La position du tribunal de Meaux
Le jugement insiste au surplus, et la circonstance vaut d’être notée, sur l’expérience du franchiseur. Il n’était pas un profane ; sa notoriété était acquise. De telle sorte que le candidat à la franchise pouvait lui faire confiance. En réalité, n’est-ce pas toujours le cas ? Par définition, le franchiseur entend réitérer une réussite et un savoir-faire. Tel est l’objet du contrat.
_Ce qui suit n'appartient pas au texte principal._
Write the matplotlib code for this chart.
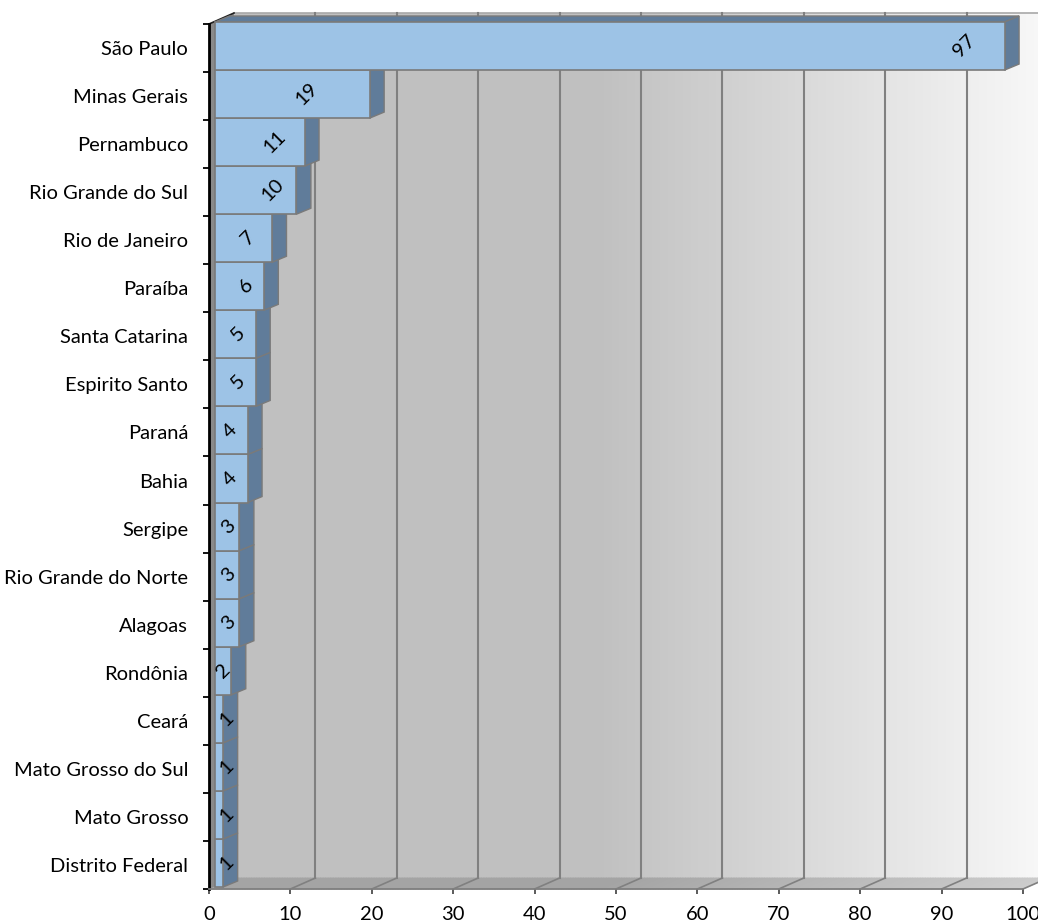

Que le franchisé lui fasse confiance, c’est également une donnée essentielle de ce partenariat.
Enfin, le tribunal, dans un jugement décidément fort bien motivé, rappelle l’essence même de la franchise : si le franchisé paie un droit d’entrée élevé, verse des redevances, et « s’enferme dans des contraintes juridiques », « c’est avant tout parce qu’il attend du franchiseur une rentabilité lui permettant de couvrir a minima ses charges d’exploitation et même supérieure à celle qu’il obtiendrait en exploitant son commerce seul, sans l’aide d’un franchiseur professionnel connu et reconnu en la matière ».
Quelle belle définition de la franchise ! Elle insiste moins sur le savoir-faire, dont on sait qu’il est aujourd’hui souvent incantatoire, que sur la rentabilité attendue d’un contrat de franchise. Et de fait, voilà l’économie du contrat de franchise. Le franchisé s’engage pour faire des affaires. Les juges ne doivent pas l’oublier. Et de ce point de vue, le jugement rendu par le tribunal de commerce de Meaux est une magnifique leçon de droit et d’économie.